As an English teacher at Webster Schroeder HS, Susan often finds herself reading her student's stories. I was so pleased that she decided she'd like to share one of hers.  Not unlike many of the subjects who participated in my project We All Have a Story , it was difficult to narrow in on what story Susan wanted to share.  In fact, we had decided on one and were packing up, when Susan said "I think I want to tell a different story."  Maybe it was the need to get to a comfort level with me to insure that I would take her story seriously or something else, but the one she decided to share was by far a difficult one, sexual assault of a child. 

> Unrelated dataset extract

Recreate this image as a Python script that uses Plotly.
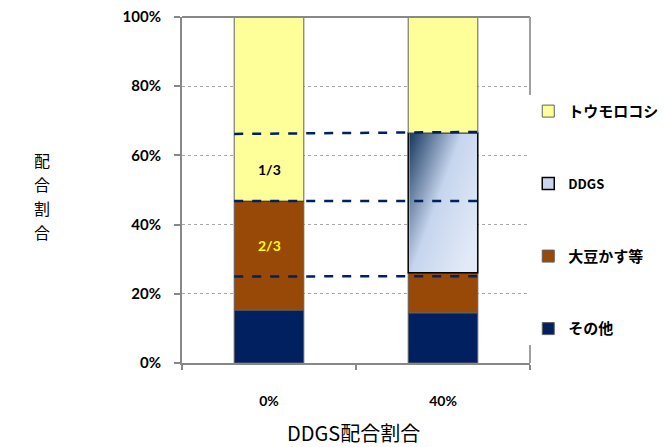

I struggled for months thinking about how to photograph her and convey her message.  The location had to be just right. The mood was important.  It was a challenge.  I wanted to make sure that the photographic concept would honor her and the words she wrote. I believe we did just that.

In her words:

"Joseph Campbell saved my life, and synchronistically, my hero shares my maiden name.  

I am Susan Campbell Woodward, and I am a Survivor.

Facing the abyss of the Hero’s Journey is a painful process that cannot be avoided if one is to rise in strength on the other side.  My own journey through an abyss filled with both childhood and spousal abuse left me near broken. At a time when I contemplated suicide as a means of escape, The Hero With a Thousand Faces found its way to me.  Campbell’s analysis of the monomyth led me along the arduous journey toward healing, particularly from childhood rape.

Inspired by Campbell, I found catharsis in writing, and the culmination of my healing came from finding the strength to self publish my work. One of my books, Beau Fleuve, is a poetry collection that explores the effects of and recovery from rape and sexual abuse. I felt compelled to publish as a means of reaching out to other survivors.  Sadly, though, my own work has been turned against me as I still face the accusatory words, “I heard…” Throughout my life, these two words most often preceded an attack, usually coming as an effort to silence, or even worse, to shame me.

The #MeToo movement has renewed my courage to hold my head high and refuse to cower under the shadow of someone else’s shame. I will not hide. I did not invite the attack on my eight year old self; I shall be the one to stand tall for that little girl when no one else would and face “I heard…” with dignity.  I will fight for her and for others who have also faced the rumor mill that spits out, “I heard…”

I am a Survivor, and you heard it from me."